**Data lines:**
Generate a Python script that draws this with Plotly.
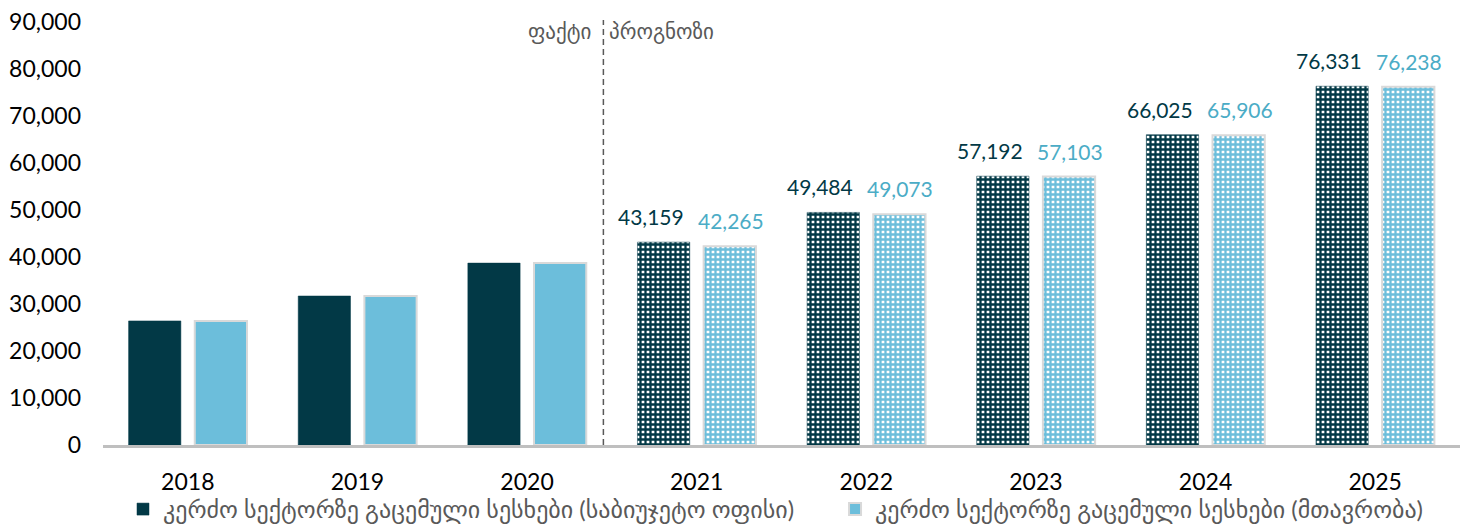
import plotly.graph_objects as go

years = ["2018", "2019", "2020", "2021", "2022", "2023", "2024", "2025"]
budget_office = [26400, 31700, 38700, 43159, 49484, 57192, 66025, 76331]
government = [26400, 31700, 38700, 42265, 49073, 57103, 65906, 76238]
show_label = [False, False, False, True, True, True, True, True]
forecast = [False, False, False, True, True, True, True, True]

name1 = "კერძო სექტორზე გაცემული სესხები (საბიუჯეტო ოფისი)"
name2 = "კერძო სექტორზე გაცემული სესხები (მთავრობა)"
fact_txt = "ფაქტი"
fcst_txt = "პროგნოზი"

DARK = "#023946"
LIGHT = "#6cbedb"
LIGHT_TXT = "#4bacc6"
FONT = "Lato, DejaVu Sans, sans-serif"

fig = go.Figure()
fig.add_trace(go.Bar(
    x=years, y=budget_office, name=name1, legend="legend",
    marker=dict(
        color=DARK,
        line=dict(color=DARK, width=0.5),
        pattern=dict(
            shape=["+" if f else "" for f in forecast],
            fgcolor=DARK, bgcolor="white", size=5, solidity=0.7,
            fillmode="replace",
        ),
    ),
))
fig.add_trace(go.Bar(
    x=years, y=government, name=name2, legend="legend2",
    marker=dict(
        color=LIGHT,
        line=dict(color="#d9d9d9", width=2),
        pattern=dict(
            shape=["+" if f else "" for f in forecast],
            fgcolor=LIGHT, bgcolor="white", size=5, solidity=0.7,
            fillmode="replace",
        ),
    ),
))

# value labels (forecast years only)
for i, (v1, v2, s) in enumerate(zip(budget_office, government, show_label)):
    if not s:
        continue
    fig.add_annotation(x=i, y=v1, xref="x", yref="y", text=f"{v1:,}", showarrow=False,
                       xanchor="center", yanchor="bottom", xshift=-46, yshift=11,
                       font=dict(size=21, color=DARK, family=FONT))
    fig.add_annotation(x=i, y=v2, xref="x", yref="y", text=f"{v2:,}", showarrow=False,
                       xanchor="center", yanchor="bottom", xshift=34, yshift=11,
                       font=dict(size=21, color=LIGHT_TXT, family=FONT))

# divider between fact and forecast
fig.add_shape(type="line", xref="x", yref="paper", x0=2.45, x1=2.45, y0=0, y1=1.005,
              line=dict(color="#595959", width=1.5, dash="6px,4px"))
fig.add_annotation(x=2.45, xref="x", y=1.0, yref="paper", text=fact_txt, showarrow=False,
                   xanchor="right", yanchor="middle", xshift=-10, yshift=-9,
                   font=dict(size=21, color="#595959", family=FONT))
fig.add_annotation(x=2.45, xref="x", y=1.0, yref="paper", text=fcst_txt, showarrow=False,
                   xanchor="left", yanchor="middle", xshift=4, yshift=-9,
                   font=dict(size=21, color="#595959", family=FONT))

legend_common = dict(orientation="h", xref="container", xanchor="left",
                     yref="container", y=0.03, yanchor="middle",
                     bgcolor="rgba(0,0,0,0)",
                     font=dict(size=24, color="#595959", family=FONT),
                     itemwidth=30)

fig.update_layout(
    width=1463, height=517,
    margin=dict(l=95, r=11, t=14, b=80, autoexpand=False),
    plot_bgcolor="white", paper_bgcolor="white",
    barmode="group", bargap=0.22, bargroupgap=0.21,
    font=dict(family=FONT, size=23, color="#000000"),
    showlegend=True,
    legend=dict(x=0.0786, **legend_common),
    legend2=dict(x=0.5653, **legend_common),
    xaxis=dict(type="category", showgrid=False, showline=True, linecolor="#bfbfbf",
               linewidth=3, tickfont=dict(size=23, color="#000000"), ticks="",
               automargin=False, ticklabelstandoff=14),
    yaxis=dict(range=[0, 90000], dtick=10000, tickformat=",", showgrid=False,
               zeroline=False, showline=False, ticks="", automargin=False,
               ticklabeloverflow="allow",
               tickfont=dict(size=23, color="#000000"), ticklabelstandoff=21),
)

fig.write_html("out.html")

**Objective:** Without the pictures, write out the whole listing above exactly as it appears.

**Final answer:**
Generate a Python script that draws this with Plotly.
import plotly.graph_objects as go

years = ["2018", "2019", "2020", "2021", "2022", "2023", "2024", "2025"]
budget_office = [26400, 31700, 38700, 43159, 49484, 57192, 66025, 76331]
government = [26400, 31700, 38700, 42265, 49073, 57103, 65906, 76238]
show_label = [False, False, False, True, True, True, True, True]
forecast = [False, False, False, True, True, True, True, True]

name1 = "კერძო სექტორზე გაცემული სესხები (საბიუჯეტო ოფისი)"
name2 = "კერძო სექტორზე გაცემული სესხები (მთავრობა)"
fact_txt = "ფაქტი"
fcst_txt = "პროგნოზი"

DARK = "#023946"
LIGHT = "#6cbedb"
LIGHT_TXT = "#4bacc6"
FONT = "Lato, DejaVu Sans, sans-serif"

fig = go.Figure()
fig.add_trace(go.Bar(
    x=years, y=budget_office, name=name1, legend="legend",
    marker=dict(
        color=DARK,
        line=dict(color=DARK, width=0.5),
        pattern=dict(
            shape=["+" if f else "" for f in forecast],
            fgcolor=DARK, bgcolor="white", size=5, solidity=0.7,
            fillmode="replace",
        ),
    ),
))
fig.add_trace(go.Bar(
    x=years, y=government, name=name2, legend="legend2",
    marker=dict(
        color=LIGHT,
        line=dict(color="#d9d9d9", width=2),
        pattern=dict(
            shape=["+" if f else "" for f in forecast],
            fgcolor=LIGHT, bgcolor="white", size=5, solidity=0.7,
            fillmode="replace",
        ),
    ),
))

# value labels (forecast years only)
for i, (v1, v2, s) in enumerate(zip(budget_office, government, show_label)):
    if not s:
        continue
    fig.add_annotation(x=i, y=v1, xref="x", yref="y", text=f"{v1:,}", showarrow=False,
                       xanchor="center", yanchor="bottom", xshift=-46, yshift=11,
                       font=dict(size=21, color=DARK, family=FONT))
    fig.add_annotation(x=i, y=v2, xref="x", yref="y", text=f"{v2:,}", showarrow=False,
                       xanchor="center", yanchor="bottom", xshift=34, yshift=11,
                       font=dict(size=21, color=LIGHT_TXT, family=FONT))

# divider between fact and forecast
fig.add_shape(type="line", xref="x", yref="paper", x0=2.45, x1=2.45, y0=0, y1=1.005,
              line=dict(color="#595959", width=1.5, dash="6px,4px"))
fig.add_annotation(x=2.45, xref="x", y=1.0, yref="paper", text=fact_txt, showarrow=False,
                   xanchor="right", yanchor="middle", xshift=-10, yshift=-9,
                   font=dict(size=21, color="#595959", family=FONT))
fig.add_annotation(x=2.45, xref="x", y=1.0, yref="paper", text=fcst_txt, showarrow=False,
                   xanchor="left", yanchor="middle", xshift=4, yshift=-9,
                   font=dict(size=21, color="#595959", family=FONT))

legend_common = dict(orientation="h", xref="container", xanchor="left",
                     yref="container", y=0.03, yanchor="middle",
                     bgcolor="rgba(0,0,0,0)",
                     font=dict(size=24, color="#595959", family=FONT),
                     itemwidth=30)

fig.update_layout(
    width=1463, height=517,
    margin=dict(l=95, r=11, t=14, b=80, autoexpand=False),
    plot_bgcolor="white", paper_bgcolor="white",
    barmode="group", bargap=0.22, bargroupgap=0.21,
    font=dict(family=FONT, size=23, color="#000000"),
    showlegend=True,
    legend=dict(x=0.0786, **legend_common),
    legend2=dict(x=0.5653, **legend_common),
    xaxis=dict(type="category", showgrid=False, showline=True, linecolor="#bfbfbf",
               linewidth=3, tickfont=dict(size=23, color="#000000"), ticks="",
               automargin=False, ticklabelstandoff=14),
    yaxis=dict(range=[0, 90000], dtick=10000, tickformat=",", showgrid=False,
               zeroline=False, showline=False, ticks="", automargin=False,
               ticklabeloverflow="allow",
               tickfont=dict(size=23, color="#000000"), ticklabelstandoff=21),
)

fig.write_html("out.html")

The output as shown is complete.